The ministerial initiative has taken on board the fact that it is not only wildlife who have been under pressure, but also traditional communities in areas like Lahad Datu.
Teresa Kok and the departments involved have all stated that one top priority of this project will be the economic engagement of surrounding village settlements, who will be offered a key role in the reforestation project.
When we visited yesterday local representatives assured that they were equipped and eager to support in the gathering, cultivation and plantation of Sabah’s local canopy species, of which their knowledge is second to none.
“Of course we know how to do this. We know the trees and we know how to care for them. We have already received training from a previous project, so we are just waiting for work”
was how one headman described the situation to his visitors, who had enjoyed a day spotting magnificent forest trees, monkeys and rare birds, whilst side-stepping mounds of elephant dung.
Lahad Datu already has one smaller scale project underway under the Heart of Borneo initiative covering just 300 hectares.
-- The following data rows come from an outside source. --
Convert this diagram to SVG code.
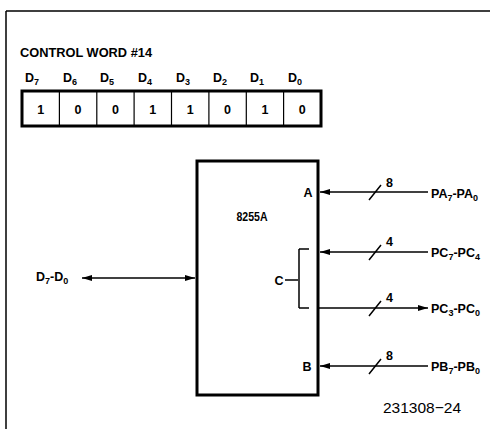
<svg xmlns="http://www.w3.org/2000/svg" width="492" height="429" viewBox="0 0 492 429">
<style>
text{font-family:"Liberation Sans",Arial,sans-serif;font-weight:bold;fill:#000;font-size:12.5px}
.s{font-size:9px}
.ln{stroke:#000;stroke-width:1.5;fill:none}
.thk{stroke:#000;stroke-width:3;fill:none}
.cell{stroke:#000;stroke-width:1.2}
</style>
<defs>
<marker id="ah" viewBox="0 0 10 6" refX="10" refY="3" markerWidth="10" markerHeight="6" markerUnits="userSpaceOnUse" orient="auto-start-reverse">
<path d="M0,0 L10,3 L0,6 Z" fill="#000"/>
</marker>
</defs>
<g id="frame">
<path class="ln" d="M6,11 H490 M6,11 V429"/>
</g>
<g id="control-word">
<text x="20" y="57" textLength="132" lengthAdjust="spacingAndGlyphs">CONTROL WORD #14</text>
<g id="bit-labels">
<text x="25" y="82">D<tspan class="s" dy="3">7</tspan></text>
<text x="63" y="82">D<tspan class="s" dy="3">6</tspan></text>
<text x="100" y="82">D<tspan class="s" dy="3">5</tspan></text>
<text x="138" y="82">D<tspan class="s" dy="3">4</tspan></text>
<text x="176" y="82">D<tspan class="s" dy="3">3</tspan></text>
<text x="213" y="82">D<tspan class="s" dy="3">2</tspan></text>
<text x="250" y="82">D<tspan class="s" dy="3">1</tspan></text>
<text x="288" y="82">D<tspan class="s" dy="3">0</tspan></text>
</g>
<rect class="thk" x="22" y="91" width="299" height="35"/>
<path class="cell" d="M59.4,91 V126 M96.8,91 V126 M134.1,91 V126 M171.5,91 V126 M208.9,91 V126 M246.3,91 V126 M283.6,91 V126"/>
<g text-anchor="middle">
<text x="40.7" y="114">1</text>
<text x="78.1" y="114">0</text>
<text x="115.5" y="114">0</text>
<text x="152.8" y="114">1</text>
<text x="190.2" y="114">1</text>
<text x="227.6" y="114">0</text>
<text x="265" y="114">1</text>
<text x="302.3" y="114">0</text>
</g>
</g>
<g id="chip-8255A">
<rect class="thk" x="197" y="161" width="121" height="234"/>
<text x="252" y="221" text-anchor="middle" textLength="31" lengthAdjust="spacingAndGlyphs">8255A</text>
<text x="308" y="197" text-anchor="middle">A</text>
<text x="307" y="371" text-anchor="middle">B</text>
<text x="279" y="285" text-anchor="middle">C</text>
<path class="ln" d="M285,280 H298 M299,249 V308 M299,249 H309 M299,308 H309" stroke-width="1.2"/>
</g>
<g id="labels">
<text x="36" y="281">D<tspan class="s" dy="3">7</tspan><tspan dy="-3">-D</tspan><tspan class="s" dy="3">0</tspan></text>
<text x="431" y="198">PA<tspan class="s" dy="3">7</tspan><tspan dy="-3">-PA</tspan><tspan class="s" dy="3">0</tspan></text>
<text x="431" y="257">PC<tspan class="s" dy="3">7</tspan><tspan dy="-3">-PC</tspan><tspan class="s" dy="3">4</tspan></text>
<text x="431" y="313">PC<tspan class="s" dy="3">3</tspan><tspan dy="-3">-PC</tspan><tspan class="s" dy="3">0</tspan></text>
<text x="431" y="371">PB<tspan class="s" dy="3">7</tspan><tspan dy="-3">-PB</tspan><tspan class="s" dy="3">0</tspan></text>
<text x="386" y="187">8</text>
<text x="386" y="246">4</text>
<text x="386" y="302">4</text>
<text x="386" y="360">8</text>
<text x="383" y="413" style="font-weight:normal;font-size:15.5px">231308−24</text>
</g>
<g id="connectors">
<path class="ln" d="M428,192 H320" marker-end="url(#ah)"/>
<path class="ln" d="M428,252 H320" marker-end="url(#ah)"/>
<path class="ln" d="M318,308 H428" marker-end="url(#ah)"/>
<path class="ln" d="M428,366 H320" marker-end="url(#ah)"/>
<path class="ln" d="M82,278 H195" marker-start="url(#ah)" marker-end="url(#ah)"/>
<path class="ln" d="M369,200 L381,185 M369,260 L381,245 M369,316 L381,301 M369,374 L381,359"/>
</g>
</svg>
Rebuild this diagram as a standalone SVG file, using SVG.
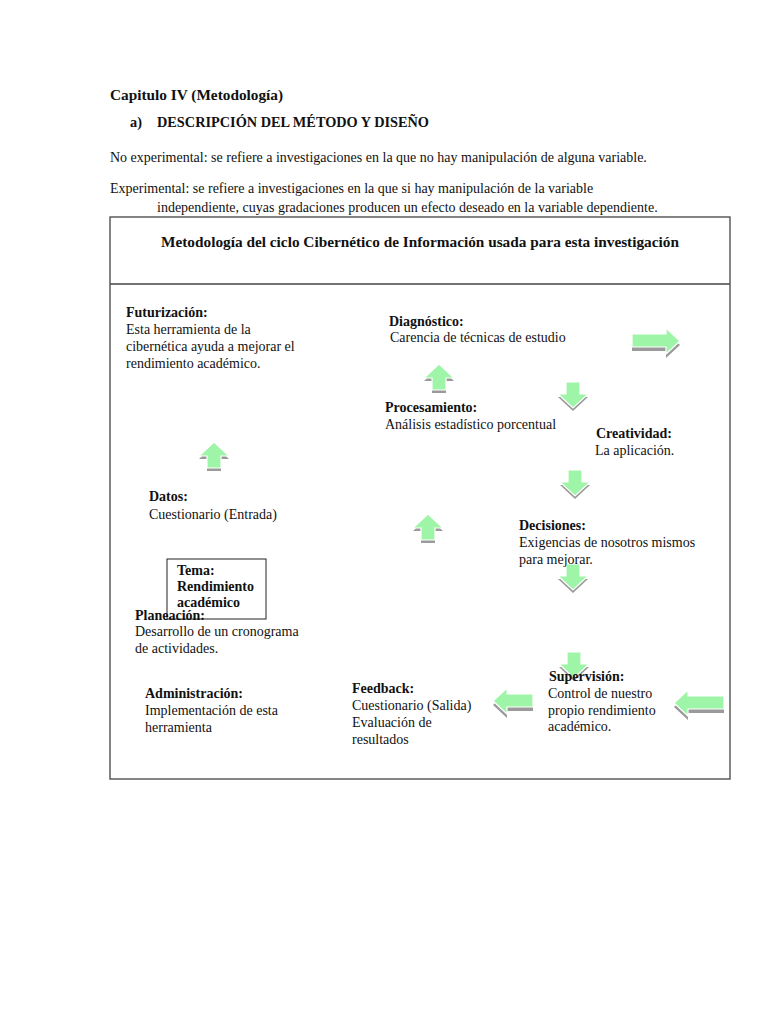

However, funding has come under strain and the project appears to have come to a standstill harming the incomes of the kampung folk. There are concerns that without proper maintainance these existing planted species may fail to thrive in the area adjoining the prospective project.
“The importance of this project will be the ten year rolling commitment to an ongoing target of planting 100,000 trees per annum in this area alone. That gives continuity to the local people and we will monitor the implementation every step of the way”
one of the timber department officials told Sarawak Report.
That intention was solidified by Ms Kok, who sacrified her birthday celebrations over the weekend to attend the trip. Planting the inaugural tree she stated that she intends to come back next year to see how it is getting along and also to check that the first 100,000 canopy trees have also been successfully planted in Lahad Datu. She said she would come every year after that for as long as she is minister.